The United Nations and the main European Union member states have pressed ahead with the elections. The United Kingdom has provided 64 percent of the $6.5-million fund that supported the electoral process. And the UN Support Mission in Libya (UNSMIL) has provided crucial technical support.

Results are not likely to come in quickly. And when they do come in, the returns will be hard to understand, because under the current electoral law, no party lists are allowed. Instead, nominally independent candidates run in single-seat constituencies. Three factors will be helpful to consider in assessing the elections on Wednesday and after.

1.      The size of the turnout. Of the 1.5 million who registered, two-thirds were signed up automatically because they had registered for the 20 February elections to the Constituent Assembly, held to elect members to draft Libya’s new constitution. On that occasion, less than half of all registered voters went to the polls. Some observers say that in this election, a turnout of 500,000 would be a good accomplishment, especially in light of the next factor.

2.      Whether polls are open and secure. The UN as well as Tripoli-based diplomats will probably judge how successful the operation has been based on how many of the 1,300 polling stations actually open on Wednesday. This will depend on the security situation, particularly in some cities in Cyrenaica (especially Benghazi and Derna), in Sirte, and in the south.
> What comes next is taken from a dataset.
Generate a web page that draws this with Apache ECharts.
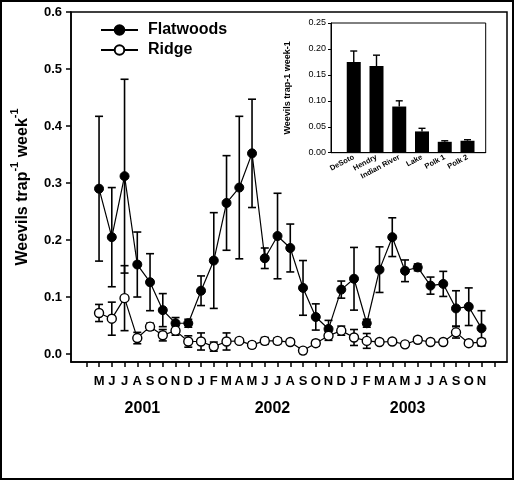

In February, entire constituencies had to postpone the vote because of security threats – and at that point, the current offensive by the renegade general, Khalifa Heftar, had not yet taken place.

3.      Who recognises the results. A “reconciliation” meeting between Libya’s opposing coalitions was due to be held on 18 June under the auspices of UNSMIL. However, the meeting had to be indefinitely postponed, because elements close to General Heftar’s anti-Islamist coalition accused the UN of being biased in favour of the Muslim Brotherhood. At the moment, the warring parties have made no commitment to recognise the election results.
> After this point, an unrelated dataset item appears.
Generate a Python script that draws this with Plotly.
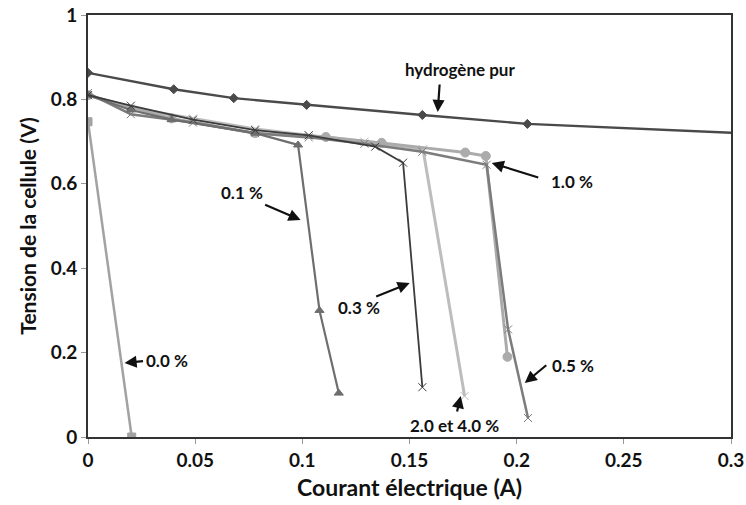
import plotly.graph_objects as go

# Data (A, V)
h2_x = [0, 0.04, 0.068, 0.102, 0.156, 0.205, 0.35]
h2_y = [0.863, 0.824, 0.803, 0.787, 0.763, 0.742, 0.71]

p00_x = [0, 0.0204]
p00_y = [0.747, 0.0]

p01_x = [0, 0.02, 0.039, 0.078, 0.098, 0.108, 0.117]
p01_y = [0.81, 0.775, 0.752, 0.72, 0.692, 0.30, 0.104]

p03_x = [0, 0.02, 0.049, 0.078, 0.103, 0.134, 0.147, 0.156]
p03_y = [0.81, 0.785, 0.752, 0.727, 0.715, 0.688, 0.65, 0.118]

p05_x = [0, 0.02, 0.049, 0.078, 0.103, 0.129, 0.156, 0.186, 0.196, 0.2053]
p05_y = [0.815, 0.765, 0.745, 0.72, 0.71, 0.695, 0.676, 0.645, 0.255, 0.045]

p10_x = [0, 0.039, 0.078, 0.111, 0.137, 0.176, 0.1856, 0.1957]
p10_y = [0.81, 0.755, 0.72, 0.711, 0.697, 0.674, 0.666, 0.19]

p24_x = [0, 0.02, 0.049, 0.078, 0.103, 0.129, 0.1563, 0.1757]
p24_y = [0.81, 0.78, 0.755, 0.73, 0.715, 0.70, 0.682, 0.097]

x_ticks = [0, 0.05, 0.1, 0.15, 0.2, 0.25, 0.3]
x_tick_text = ["0", "0.05", "0.1", "0.15", "0.2", "0.25", "0.3"]
y_ticks = [0, 0.2, 0.4, 0.6, 0.8, 1]
y_tick_text = ["0", "0.2", "0.4", "0.6", "0.8", "1"]

FONT = "Lato"

fig = go.Figure()

def add(x, y, color, symbol, size, width, name):
    fig.add_trace(go.Scatter(
        x=x, y=y, mode="lines+markers", name=name,
        line=dict(color=color, width=width),
        marker=dict(symbol=symbol, size=size, color=color,
                    line=dict(color=color, width=1)),
        cliponaxis=True, showlegend=False))

add(p24_x, p24_y, "#bdbdbd", "x-thin", 8, 3, "2.0 et 4.0 %")
add(p10_x, p10_y, "#ababab", "circle", 9, 3, "1.0 %")
add(p05_x, p05_y, "#7c7c7c", "x-thin", 8, 2.5, "0.5 %")
add(p01_x, p01_y, "#6e6e6e", "triangle-up", 8, 2.2, "0.1 %")
add(p03_x, p03_y, "#3c3c3c", "x-thin", 8, 1.8, "0.3 %")
add(p00_x, p00_y, "#a2a2a2", "square", 8, 2.5, "0.0 %")
add(h2_x, h2_y, "#4a4a4a", "diamond", 7, 2.4, "hydrogène pur")

def px2x(px):
    return (px - 88.5) / 2142.0

def py2y(py):
    return (437.0 - py) / 422.0

labels = [
    ("hydrogène pur", 460, 69, 438, 112, 440, 83),
    ("1.0 %", 572, 181, 492, 163, 540, 178),
    ("0.1 %", 242, 192, 301, 220, 264, 204),
    ("0.3 %", 359, 307, 410, 283, 375, 297),
    ("2.0 et 4.0 %", 455, 425, 461, 396, 457, 413),
    ("0.5 %", 573, 365, 525, 383, 548, 364),
    ("0.0 %", 167, 360, 125, 363, 145, 361),
]
for txt, tx, ty, hx, hy, sx, sy in labels:
    fig.add_annotation(x=px2x(tx), y=py2y(ty), text="<b>" + txt + "</b>",
                       showarrow=False, xref="x", yref="y",
                       font=dict(family=FONT, size=17, color="#111"))
    fig.add_annotation(x=px2x(hx), y=py2y(hy), ax=sx - hx, ay=sy - hy,
                       axref="pixel", ayref="pixel", xref="x", yref="y",
                       text="", showarrow=True, arrowhead=2, arrowsize=1.1,
                       arrowwidth=2.2, arrowcolor="#111")

fig.update_layout(
    width=746, height=505,
    margin=dict(l=88, r=15, t=15, b=68),
    paper_bgcolor="white", plot_bgcolor="white",
    font=dict(family=FONT, color="#111"),
)
fig.update_xaxes(
    range=[0, 0.3], tickvals=x_ticks, ticktext=["<b>" + t + "</b>" for t in x_tick_text],
    tickfont=dict(family=FONT, size=19, color="#111"),
    showgrid=False, zeroline=False, automargin=False,
    showline=True, linecolor="#333", linewidth=2, mirror=True,
    ticks="outside", ticklen=5, tickcolor="#999", tickwidth=1,
    title=dict(text="<b>Courant électrique (A)</b>", font=dict(family=FONT, size=23, color="#111"), standoff=10),
)
fig.update_yaxes(
    range=[0, 1], tickvals=y_ticks, ticktext=["<b>" + t + "</b>" for t in y_tick_text],
    tickfont=dict(family=FONT, size=19, color="#111"),
    showgrid=False, zeroline=False, automargin=False,
    showline=True, linecolor="#333", linewidth=2, mirror=True,
    ticks="outside", ticklen=5, tickcolor="#999", tickwidth=1,
    title=dict(text="<b>Tension de la cellule (V)</b>", font=dict(family=FONT, size=21, color="#111"), standoff=8),
)

fig.write_html("out.html",
               config={"displayModeBar": False, "staticPlot": True},
               post_script="document.body.style.margin='0';document.body.style.overflow='hidden';")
Lack of recognition of the results from all sides in the Libyan political sphere could turn out to be a major cause of regret for European policymakers. Holding elections in the current situation, with the country divided between two warring coalitions, is an uncalculated risk. Polls may actually accelerate violence rather than solving Libya’s problems.

As argued in ECFR’s policy brief, A European Agenda to Support Libya’s Transition, Europeans should avoid taking a “tick-the-box approach” in which certain measurable steps must be made within a given timeframe. If polls do actually open on Wednesday 25 June, three crucial elements will be missing: a functioning judiciary that can deal with contested results (as of now, according to Human Rights Watch, courts are closed in Benghazi, Derna, Sirte, and Sebha); a comprehensive monitoring mission that extends to all corners of Libya; and an independent media commission.

It’s too late to make up for these shortcomings, but Europeans should still pursue some of the main elements of the agenda described in our brief. They should focus most urgently on the following three tasks:

1.      Create incentives for a power-sharing agreement between the major Libyan stakeholders while spelling out clear disincentives for spoilers. For instance, it would be worthwhile to state clearly that Europeans will not buy oil except through the legitimate central Libyan government.

2.      Create a co-ordination mechanism to deal with day-to-day crises. The United States, the EU, and the large EU member states have all appointed Special Envoys for Libya. These external stakeholders should come up with a co-ordinated response to the current crisis and to addressing post-election tensions.

3.      Build a comprehensive approach to security based on local peace agreements and national dialogue. Too many people in the West have bought into the “war on terror” narrative, under which Libya’s current problems can be eliminated by swift “counter-terrorism” operations against Islamist militias. They need instead to realise that solutions will only be achieved through political inclusivity.